In undergrad, I took...way too many classes each term, did a total of five UROPS and three internships. Nothing really changed in grad school. I TAed 10 classes over three years. Now, in the MBA program, I tried to take 7.5 classes, TA 4 classes, lead 2 clubs, and recruit in one quarter. Life has not changed. Life is not so good.
There is nothing good about breadth over depth unless I want to be on Jeopardy or Who Wants to be a Millionaire. First, my performance is obviously hit or miss...and the misses are pretty awful. Second, I become entrenched in a mindset that everything is short-term. Third, relationships really suffer, and finally, I feel like I'm stagnating as a person. Going absolutely nowhere and regressing.
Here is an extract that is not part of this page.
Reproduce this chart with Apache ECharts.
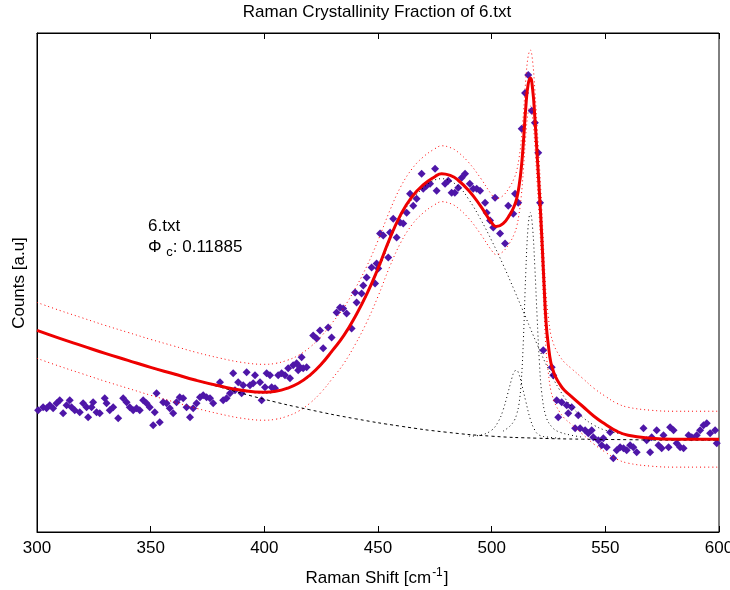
<!DOCTYPE html>
<html><head><meta charset="utf-8">
<script src="https://cdn.jsdelivr.net/npm/echarts@6/dist/echarts.min.js"></script>
<style>html,body{margin:0;padding:0;background:#fff;overflow:hidden}#c{width:730px;height:590px}</style>
</head><body><div id="c"></div>
<script>
// measured spectrum (Raman shift, counts in arbitrary units)
const dataX = [300.5,302.7,304.2,305.6,307.1,308.6,310.0,311.5,313.0,314.4,315.2,316.6,318.8,320.3,321.8,322.5,324.0,324.7,326.2,327.6,329.8,330.6,332.0,333.5,335.7,337.9,339.4,340.8,342.3,343.8,345.2,346.7,348.2,349.6,351.1,351.8,352.6,354.0,355.5,357.0,358.4,359.9,361.4,362.8,364.3,365.8,367.3,368.7,370.2,371.7,373.1,374.6,376.1,377.5,380.5,381.9,383.4,384.9,386.3,387.1,388.5,390.0,390.7,392.2,393.7,395.1,395.9,398.1,398.8,400.3,401.0,402.5,403.2,404.7,406.1,407.6,409.1,410.5,411.3,412.7,414.2,414.9,415.7,416.4,417.1,418.6,421.5,423.0,424.5,425.9,428.1,429.6,431.8,433.3,434.7,436.2,438.4,439.9,440.6,442.8,443.5,445.0,447.2,448.7,449.4,450.1,450.9,452.3,454.5,455.3,456.7,458.2,459.7,461.1,462.6,464.1,465.5,467.0,469.2,469.9,471.4,472.9,475.1,475.8,479.5,480.9,482.4,483.8,485.3,486.8,488.3,490.4,491.9,493.4,494.9,497.1,497.8,499.3,500.7,501.5,503.7,505.9,507.3,509.5,510.3,511.7,513.2,514.7,516.1,517.6,519.0,520.5,521.3,522.7,526.4,527.1,528.6,529.3,530.8,533.0,533.7,535.2,536.7,538.1,538.9,541.1,542.5,544.0,544.7,546.9,548.4,549.1,550.6,552.1,553.5,555.0,556.5,558.0,559.4,560.9,562.3,563.8,566.8,568.2,569.7,570.4,572.6,573.4,574.8,575.6,577.8,578.5,580.0,581.4,582.9,584.4,586.6,588.0,590.2,591.7,593.2,594.6,596.1,598.3,599.0];
const dataY = [122,125,124,127,124,129,132,119,127,132,125,122,120,129,125,115,125,130,120,119,134,129,122,125,114,134,130,125,122,124,122,132,129,125,107,120,139,110,130,129,124,119,130,135,134,125,115,124,129,135,137,135,134,129,150,132,134,139,159,142,150,139,147,160,147,149,157,150,132,145,159,157,145,144,157,159,157,164,154,167,169,162,165,175,164,165,197,194,202,184,205,195,220,225,224,219,204,240,230,239,247,255,265,249,269,264,299,297,275,300,314,295,310,309,320,339,327,334,359,344,347,349,364,342,349,352,340,340,345,355,359,349,344,344,342,330,320,312,305,335,299,289,327,319,339,330,404,440,458,422,410,380,330,182,165,157,132,115,130,127,119,125,104,117,104,102,99,102,95,92,87,94,85,100,74,82,85,84,82,87,85,80,104,92,80,95,102,87,84,97,85,105,102,89,85,84,97,95,97,102,107,109,99,102,89];

// total fit and confidence band
const fitX = [300,310,320,330,340,350,360,370,380,390,400,405,410,415,420,425,430,435,440,445,450,455,460,465,470,475,478,482,485,490,495,500,502,505,508,510,511,512,513,514,515,516,517,518,519,520,521,522,523,524,525,526,527,528,530,532,535,540,545,550,555,560,570,580,590,600];
const fitY = [202,194,186.5,179,172,165,158.5,152,146.5,142,140,141,144,149,157,168,182,197,216,238,264,293,318,336,348,356,359,357,353,342,327,310,306,309,318,327,334,346,364,392,425,448,455,444,415,378,340,298,250,208,186,170,162,156,148,142,136,126,116,108,101,97,94,93,93,93];
const fitUpper = [230,222,214.5,207,200,193,186.5,180,174.5,170,168,169,172,177,185,196,210,225,244,266,292,321,346,364,376,384,387,385,381,370,355,338,334,337,346,355,362,374,392,420,453,476,483,472,443,406,368,326,278,236,214,198,190,184,176,170,164,154,144,136,129,125,122,121,121,121];
const fitLower = [174,166,158.5,151,144,137,130.5,124,118.5,114,112,113,116,121,129,140,154,169,188,210,236,265,290,308,320,328,331,329,325,314,299,282,278,281,290,299,306,318,336,364,397,420,427,416,387,350,312,270,222,180,158,142,134,128,120,114,108,98,88,80,73,69,66,65,65,65];

// background
const baseX = [300,320,340,360,380,400,420,440,460,480,500,520,540,560,580,600];
const baseY = [202,186.5,171.5,158,145.5,133,122.5,113.5,106,100,96,94,93,92.5,92,92];

// components (drawn on top of the background)
const amX = [380,400,410,420,430,440,450,460,470,478,485,490,495,500,505,510,515,520,525,530,535,540,545,550,560,570,580,600];
const amY = [146,139,144,156,181,215,262,316,345,354,347,333,314,292,268,242,215,188,163,142,126,115,107,102,97,94,93,92];
const smX = [490,495,500,503,505,507,509,510,511,512,513,515,517,519,521,525,530];
const smY = [96,97,102,111,122,138,155,161,162,158,150,131,113,102,97,95,94];
const crX = [505,508,510,511,512,513,514,515,516,517,518,519,520,521,522,524,527,530,535,540];
const crY = [101,106,112,118,128,150,195,260,305,320,305,265,215,170,140,115,104,100,97,95];

const xTicks = [300,350,400,450,500,550,600];

const zip = (xs, ys) => xs.map((x, i) => [x, ys[i]]);
const FONT = 'Liberation Sans';
const FS = 17;
const chart = echarts.init(document.getElementById('c'), null, {renderer: 'canvas'});
const dotted = (name, xs, ys, color) => ({
  name, type: 'line', data: zip(xs, ys), symbol: 'none', smooth: 0.4,
  lineStyle: {color, width: 1, type: [1, 3]}, z: 3, silent: true
});
chart.setOption({
  backgroundColor: '#fff',
  animation: false,
  grid: {left: 37, right: 11, top: 33, bottom: 58, show: true, borderColor: '#000', borderWidth: 1,
    containLabel: false, outerBoundsMode: 'none'},
  xAxis: [{
    type: 'value', min: xTicks[0], max: xTicks[xTicks.length - 1], interval: 50,
    axisLine: {lineStyle: {color: '#000'}},
    axisTick: {inside: true, length: 6, lineStyle: {color: '#000'}},
    axisLabel: {color: '#000', fontFamily: FONT, fontSize: FS, margin: 8, hideOverlap: false},
    splitLine: {show: false}
  }, {
    type: 'value', position: 'top', min: xTicks[0], max: xTicks[xTicks.length - 1], interval: 50,
    axisLine: {lineStyle: {color: '#000'}},
    axisTick: {inside: true, length: 6, lineStyle: {color: '#000'}},
    axisLabel: {show: false}, splitLine: {show: false}
  }],
  yAxis: {type: 'value', min: 0, max: 500, axisLabel: {show: false}, axisTick: {show: false},
    splitLine: {show: false}, axisLine: {show: true, lineStyle: {color: '#000'}}},
  series: [
    {name: 'data', type: 'scatter', data: zip(dataX, dataY), symbol: 'diamond', symbolSize: 8,
      itemStyle: {color: '#4e16a8', opacity: 1}, z: 2, silent: true},
    dotted('amorphous', amX, amY, '#000'),
    dotted('intermediate', smX, smY, '#000'),
    dotted('crystalline', crX, crY, '#000'),
    dotted('upper', fitX, fitUpper, '#ff0000'),
    dotted('lower', fitX, fitLower, '#ff0000'),
    {name: 'baseline', type: 'line', data: zip(baseX, baseY), symbol: 'none', smooth: 0.5,
      lineStyle: {color: '#000', width: 1, type: [3, 3]}, z: 4, silent: true},
    {name: 'fit', type: 'line', data: zip(fitX, fitY), symbol: 'none', smooth: 0.5,
      lineStyle: {color: '#ee0000', width: 3}, z: 5, silent: true}
  ],
  graphic: [
    {type: 'text', x: 377, y: 4,
      style: {text: 'Raman Crystallinity Fraction of 6.txt', font: FS + 'px ' + FONT, fill: '#000', align: 'center', verticalAlign: 'top'}},
    {type: 'text', x: 19, y: 283, rotation: Math.PI / 2,
      style: {text: 'Counts [a.u]', font: FS + 'px ' + FONT, fill: '#000', align: 'center', verticalAlign: 'middle'}},
    {type: 'text', x: 377, y: 567,
      style: {text: '{n|Raman Shift [cm}{s|-1}{n|]}', align: 'center', verticalAlign: 'top',
        rich: {n: {fontFamily: FONT, fontSize: FS, fill: '#000'},
               s: {fontFamily: FONT, fontSize: 12, fill: '#000', padding: [0, 1, 10, 1]}}}},
    {type: 'text', x: 148, y: 218,
      style: {text: '{a|6.txt}\n{a|Φ }{s|c}{a|: 0.11885}',
        rich: {a: {fontFamily: FONT, fontSize: FS, fill: '#000', lineHeight: 17},
               s: {fontFamily: FONT, fontSize: 13, fill: '#000', padding: [11, 0, 0, 0]}}}}
  ]
});
</script></body></html>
I try to do too much because things bore me pretty easily, especially when repeated. There's a constant fear that if I cut down by half, I would just putter the other half away. I like to think of myself as somewhat thrill-seeking and hedonistic, so maybe overextending is my control mechanism instead of something more effective and less destructive, like...self-control. Maybe if I believed in New Year's resolutions, I'd work on...right. If anyone knows of a job where I can do something new and exciting every day, please let me know. Thank you.